The exercise: Set down all of the data that follows word for word, without the images.

╭─ Data for this exercise

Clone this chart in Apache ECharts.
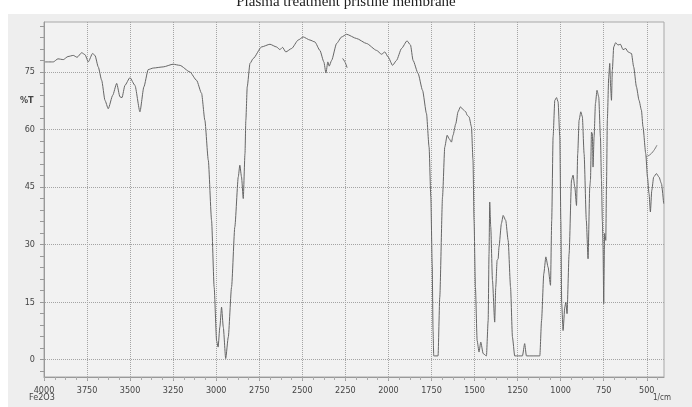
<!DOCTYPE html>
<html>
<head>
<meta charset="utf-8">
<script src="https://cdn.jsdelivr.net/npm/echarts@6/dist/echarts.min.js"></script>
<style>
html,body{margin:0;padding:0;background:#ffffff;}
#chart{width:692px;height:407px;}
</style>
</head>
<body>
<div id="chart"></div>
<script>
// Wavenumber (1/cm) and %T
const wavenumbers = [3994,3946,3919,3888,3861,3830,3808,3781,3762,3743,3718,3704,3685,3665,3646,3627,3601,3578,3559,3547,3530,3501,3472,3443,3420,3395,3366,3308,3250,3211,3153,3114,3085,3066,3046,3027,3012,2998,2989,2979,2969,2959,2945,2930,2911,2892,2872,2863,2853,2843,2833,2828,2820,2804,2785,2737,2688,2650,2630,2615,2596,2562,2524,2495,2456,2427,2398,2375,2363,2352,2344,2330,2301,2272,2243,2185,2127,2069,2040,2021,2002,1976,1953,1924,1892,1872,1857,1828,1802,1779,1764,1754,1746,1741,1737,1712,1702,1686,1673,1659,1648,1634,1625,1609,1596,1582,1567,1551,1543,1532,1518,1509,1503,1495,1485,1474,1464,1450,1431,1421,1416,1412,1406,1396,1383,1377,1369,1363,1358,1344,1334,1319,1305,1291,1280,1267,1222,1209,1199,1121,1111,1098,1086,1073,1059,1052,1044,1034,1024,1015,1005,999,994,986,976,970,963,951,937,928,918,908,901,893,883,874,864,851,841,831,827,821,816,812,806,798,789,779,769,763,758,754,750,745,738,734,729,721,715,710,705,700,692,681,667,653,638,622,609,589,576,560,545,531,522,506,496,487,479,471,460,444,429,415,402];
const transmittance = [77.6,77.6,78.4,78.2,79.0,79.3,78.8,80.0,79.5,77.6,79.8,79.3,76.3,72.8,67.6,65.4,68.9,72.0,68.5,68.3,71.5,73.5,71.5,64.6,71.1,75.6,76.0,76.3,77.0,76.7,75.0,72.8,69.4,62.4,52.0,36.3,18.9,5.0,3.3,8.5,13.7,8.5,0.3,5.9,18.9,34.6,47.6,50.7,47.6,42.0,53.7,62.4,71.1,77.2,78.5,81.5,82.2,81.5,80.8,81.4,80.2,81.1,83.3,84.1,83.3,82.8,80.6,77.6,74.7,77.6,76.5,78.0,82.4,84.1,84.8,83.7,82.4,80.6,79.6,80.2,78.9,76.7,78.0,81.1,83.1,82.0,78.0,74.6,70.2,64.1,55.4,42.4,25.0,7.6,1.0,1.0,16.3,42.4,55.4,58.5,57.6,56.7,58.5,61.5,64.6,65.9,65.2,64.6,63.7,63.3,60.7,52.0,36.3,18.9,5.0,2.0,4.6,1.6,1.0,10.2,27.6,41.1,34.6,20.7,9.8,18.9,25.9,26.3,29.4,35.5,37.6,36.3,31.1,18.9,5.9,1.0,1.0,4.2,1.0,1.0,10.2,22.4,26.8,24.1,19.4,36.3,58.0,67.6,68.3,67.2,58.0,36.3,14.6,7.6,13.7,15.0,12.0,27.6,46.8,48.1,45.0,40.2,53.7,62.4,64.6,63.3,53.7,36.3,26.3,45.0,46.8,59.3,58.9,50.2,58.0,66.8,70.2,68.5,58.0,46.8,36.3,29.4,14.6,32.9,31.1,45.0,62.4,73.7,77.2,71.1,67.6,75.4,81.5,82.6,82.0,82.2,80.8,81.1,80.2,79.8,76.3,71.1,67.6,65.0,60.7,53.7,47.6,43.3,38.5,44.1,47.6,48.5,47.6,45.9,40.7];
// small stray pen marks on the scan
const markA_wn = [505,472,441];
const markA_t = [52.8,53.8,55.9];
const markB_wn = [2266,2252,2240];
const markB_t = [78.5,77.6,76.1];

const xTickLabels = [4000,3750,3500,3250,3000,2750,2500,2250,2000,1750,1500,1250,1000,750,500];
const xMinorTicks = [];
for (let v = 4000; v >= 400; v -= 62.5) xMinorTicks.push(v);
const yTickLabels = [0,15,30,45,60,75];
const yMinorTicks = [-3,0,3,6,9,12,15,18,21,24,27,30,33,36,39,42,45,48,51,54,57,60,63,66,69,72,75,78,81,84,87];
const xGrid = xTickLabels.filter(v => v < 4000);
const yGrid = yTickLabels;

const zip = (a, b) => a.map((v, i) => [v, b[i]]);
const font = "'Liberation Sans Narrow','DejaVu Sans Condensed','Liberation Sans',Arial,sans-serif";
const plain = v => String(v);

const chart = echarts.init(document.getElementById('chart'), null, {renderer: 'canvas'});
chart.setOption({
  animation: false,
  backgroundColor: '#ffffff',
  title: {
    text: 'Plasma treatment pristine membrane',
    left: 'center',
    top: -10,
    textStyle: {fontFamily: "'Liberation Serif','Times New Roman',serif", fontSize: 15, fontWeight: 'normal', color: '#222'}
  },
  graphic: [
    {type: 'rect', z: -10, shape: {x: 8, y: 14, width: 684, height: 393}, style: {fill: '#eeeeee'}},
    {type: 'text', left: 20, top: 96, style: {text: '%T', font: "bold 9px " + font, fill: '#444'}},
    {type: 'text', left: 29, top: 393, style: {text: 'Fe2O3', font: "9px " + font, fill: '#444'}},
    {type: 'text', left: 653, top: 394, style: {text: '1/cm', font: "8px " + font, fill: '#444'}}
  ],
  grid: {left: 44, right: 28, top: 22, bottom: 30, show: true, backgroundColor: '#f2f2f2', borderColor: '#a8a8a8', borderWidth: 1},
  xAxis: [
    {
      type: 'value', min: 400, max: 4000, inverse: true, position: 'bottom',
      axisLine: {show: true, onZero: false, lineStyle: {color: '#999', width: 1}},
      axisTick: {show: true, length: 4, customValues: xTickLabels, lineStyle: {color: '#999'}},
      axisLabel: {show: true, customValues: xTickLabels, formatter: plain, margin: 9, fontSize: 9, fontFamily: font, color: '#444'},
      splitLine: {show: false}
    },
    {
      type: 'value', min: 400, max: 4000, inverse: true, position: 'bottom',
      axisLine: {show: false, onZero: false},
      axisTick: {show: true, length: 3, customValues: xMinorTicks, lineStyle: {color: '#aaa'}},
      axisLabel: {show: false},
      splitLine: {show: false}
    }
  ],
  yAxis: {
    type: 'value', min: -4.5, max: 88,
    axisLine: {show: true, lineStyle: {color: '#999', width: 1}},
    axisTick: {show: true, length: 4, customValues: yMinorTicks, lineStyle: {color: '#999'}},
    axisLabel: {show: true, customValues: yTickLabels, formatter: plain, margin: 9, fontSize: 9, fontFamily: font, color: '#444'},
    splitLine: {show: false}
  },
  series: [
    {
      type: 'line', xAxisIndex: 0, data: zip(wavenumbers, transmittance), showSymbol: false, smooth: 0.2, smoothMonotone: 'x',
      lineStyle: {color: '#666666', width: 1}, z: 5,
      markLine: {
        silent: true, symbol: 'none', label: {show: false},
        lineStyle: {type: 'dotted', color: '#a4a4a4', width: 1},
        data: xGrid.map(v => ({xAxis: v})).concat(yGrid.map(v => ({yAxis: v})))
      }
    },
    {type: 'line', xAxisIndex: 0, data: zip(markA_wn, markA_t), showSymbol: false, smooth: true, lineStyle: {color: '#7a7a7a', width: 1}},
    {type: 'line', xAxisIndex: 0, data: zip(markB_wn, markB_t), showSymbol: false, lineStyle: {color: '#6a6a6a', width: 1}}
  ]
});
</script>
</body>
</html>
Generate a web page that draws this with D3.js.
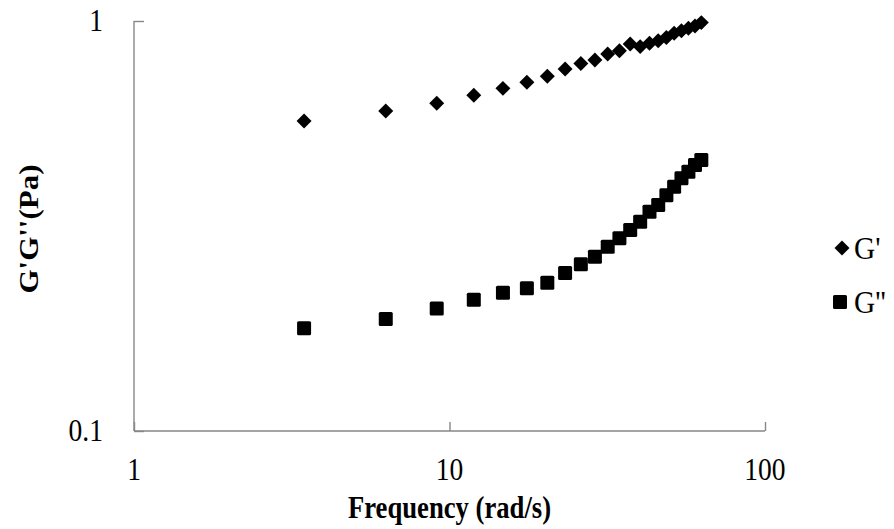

╰─

Solution:
Clone this chart in Apache ECharts.
<!DOCTYPE html>
<html>
<head>
<meta charset="utf-8">
<script src="https://cdn.jsdelivr.net/npm/echarts@6/dist/echarts.min.js"></script>
<style>
html,body{margin:0;padding:0;background:#ffffff;}
#chart{width:692px;height:407px;}
</style>
</head>
<body>
<div id="chart"></div>
<script>
// Wavenumber (1/cm) and %T
const wavenumbers = [3994,3946,3919,3888,3861,3830,3808,3781,3762,3743,3718,3704,3685,3665,3646,3627,3601,3578,3559,3547,3530,3501,3472,3443,3420,3395,3366,3308,3250,3211,3153,3114,3085,3066,3046,3027,3012,2998,2989,2979,2969,2959,2945,2930,2911,2892,2872,2863,2853,2843,2833,2828,2820,2804,2785,2737,2688,2650,2630,2615,2596,2562,2524,2495,2456,2427,2398,2375,2363,2352,2344,2330,2301,2272,2243,2185,2127,2069,2040,2021,2002,1976,1953,1924,1892,1872,1857,1828,1802,1779,1764,1754,1746,1741,1737,1712,1702,1686,1673,1659,1648,1634,1625,1609,1596,1582,1567,1551,1543,1532,1518,1509,1503,1495,1485,1474,1464,1450,1431,1421,1416,1412,1406,1396,1383,1377,1369,1363,1358,1344,1334,1319,1305,1291,1280,1267,1222,1209,1199,1121,1111,1098,1086,1073,1059,1052,1044,1034,1024,1015,1005,999,994,986,976,970,963,951,937,928,918,908,901,893,883,874,864,851,841,831,827,821,816,812,806,798,789,779,769,763,758,754,750,745,738,734,729,721,715,710,705,700,692,681,667,653,638,622,609,589,576,560,545,531,522,506,496,487,479,471,460,444,429,415,402];
const transmittance = [77.6,77.6,78.4,78.2,79.0,79.3,78.8,80.0,79.5,77.6,79.8,79.3,76.3,72.8,67.6,65.4,68.9,72.0,68.5,68.3,71.5,73.5,71.5,64.6,71.1,75.6,76.0,76.3,77.0,76.7,75.0,72.8,69.4,62.4,52.0,36.3,18.9,5.0,3.3,8.5,13.7,8.5,0.3,5.9,18.9,34.6,47.6,50.7,47.6,42.0,53.7,62.4,71.1,77.2,78.5,81.5,82.2,81.5,80.8,81.4,80.2,81.1,83.3,84.1,83.3,82.8,80.6,77.6,74.7,77.6,76.5,78.0,82.4,84.1,84.8,83.7,82.4,80.6,79.6,80.2,78.9,76.7,78.0,81.1,83.1,82.0,78.0,74.6,70.2,64.1,55.4,42.4,25.0,7.6,1.0,1.0,16.3,42.4,55.4,58.5,57.6,56.7,58.5,61.5,64.6,65.9,65.2,64.6,63.7,63.3,60.7,52.0,36.3,18.9,5.0,2.0,4.6,1.6,1.0,10.2,27.6,41.1,34.6,20.7,9.8,18.9,25.9,26.3,29.4,35.5,37.6,36.3,31.1,18.9,5.9,1.0,1.0,4.2,1.0,1.0,10.2,22.4,26.8,24.1,19.4,36.3,58.0,67.6,68.3,67.2,58.0,36.3,14.6,7.6,13.7,15.0,12.0,27.6,46.8,48.1,45.0,40.2,53.7,62.4,64.6,63.3,53.7,36.3,26.3,45.0,46.8,59.3,58.9,50.2,58.0,66.8,70.2,68.5,58.0,46.8,36.3,29.4,14.6,32.9,31.1,45.0,62.4,73.7,77.2,71.1,67.6,75.4,81.5,82.6,82.0,82.2,80.8,81.1,80.2,79.8,76.3,71.1,67.6,65.0,60.7,53.7,47.6,43.3,38.5,44.1,47.6,48.5,47.6,45.9,40.7];
// small stray pen marks on the scan
const markA_wn = [505,472,441];
const markA_t = [52.8,53.8,55.9];
const markB_wn = [2266,2252,2240];
const markB_t = [78.5,77.6,76.1];

const xTickLabels = [4000,3750,3500,3250,3000,2750,2500,2250,2000,1750,1500,1250,1000,750,500];
const xMinorTicks = [];
for (let v = 4000; v >= 400; v -= 62.5) xMinorTicks.push(v);
const yTickLabels = [0,15,30,45,60,75];
const yMinorTicks = [-3,0,3,6,9,12,15,18,21,24,27,30,33,36,39,42,45,48,51,54,57,60,63,66,69,72,75,78,81,84,87];
const xGrid = xTickLabels.filter(v => v < 4000);
const yGrid = yTickLabels;

const zip = (a, b) => a.map((v, i) => [v, b[i]]);
const font = "'Liberation Sans Narrow','DejaVu Sans Condensed','Liberation Sans',Arial,sans-serif";
const plain = v => String(v);

const chart = echarts.init(document.getElementById('chart'), null, {renderer: 'canvas'});
chart.setOption({
  animation: false,
  backgroundColor: '#ffffff',
  title: {
    text: 'Plasma treatment pristine membrane',
    left: 'center',
    top: -10,
    textStyle: {fontFamily: "'Liberation Serif','Times New Roman',serif", fontSize: 15, fontWeight: 'normal', color: '#222'}
  },
  graphic: [
    {type: 'rect', z: -10, shape: {x: 8, y: 14, width: 684, height: 393}, style: {fill: '#eeeeee'}},
    {type: 'text', left: 20, top: 96, style: {text: '%T', font: "bold 9px " + font, fill: '#444'}},
    {type: 'text', left: 29, top: 393, style: {text: 'Fe2O3', font: "9px " + font, fill: '#444'}},
    {type: 'text', left: 653, top: 394, style: {text: '1/cm', font: "8px " + font, fill: '#444'}}
  ],
  grid: {left: 44, right: 28, top: 22, bottom: 30, show: true, backgroundColor: '#f2f2f2', borderColor: '#a8a8a8', borderWidth: 1},
  xAxis: [
    {
      type: 'value', min: 400, max: 4000, inverse: true, position: 'bottom',
      axisLine: {show: true, onZero: false, lineStyle: {color: '#999', width: 1}},
      axisTick: {show: true, length: 4, customValues: xTickLabels, lineStyle: {color: '#999'}},
      axisLabel: {show: true, customValues: xTickLabels, formatter: plain, margin: 9, fontSize: 9, fontFamily: font, color: '#444'},
      splitLine: {show: false}
    },
    {
      type: 'value', min: 400, max: 4000, inverse: true, position: 'bottom',
      axisLine: {show: false, onZero: false},
      axisTick: {show: true, length: 3, customValues: xMinorTicks, lineStyle: {color: '#aaa'}},
      axisLabel: {show: false},
      splitLine: {show: false}
    }
  ],
  yAxis: {
    type: 'value', min: -4.5, max: 88,
    axisLine: {show: true, lineStyle: {color: '#999', width: 1}},
    axisTick: {show: true, length: 4, customValues: yMinorTicks, lineStyle: {color: '#999'}},
    axisLabel: {show: true, customValues: yTickLabels, formatter: plain, margin: 9, fontSize: 9, fontFamily: font, color: '#444'},
    splitLine: {show: false}
  },
  series: [
    {
      type: 'line', xAxisIndex: 0, data: zip(wavenumbers, transmittance), showSymbol: false, smooth: 0.2, smoothMonotone: 'x',
      lineStyle: {color: '#666666', width: 1}, z: 5,
      markLine: {
        silent: true, symbol: 'none', label: {show: false},
        lineStyle: {type: 'dotted', color: '#a4a4a4', width: 1},
        data: xGrid.map(v => ({xAxis: v})).concat(yGrid.map(v => ({yAxis: v})))
      }
    },
    {type: 'line', xAxisIndex: 0, data: zip(markA_wn, markA_t), showSymbol: false, smooth: true, lineStyle: {color: '#7a7a7a', width: 1}},
    {type: 'line', xAxisIndex: 0, data: zip(markB_wn, markB_t), showSymbol: false, lineStyle: {color: '#6a6a6a', width: 1}}
  ]
});
</script>
</body>
</html>
Generate a web page that draws this with D3.js.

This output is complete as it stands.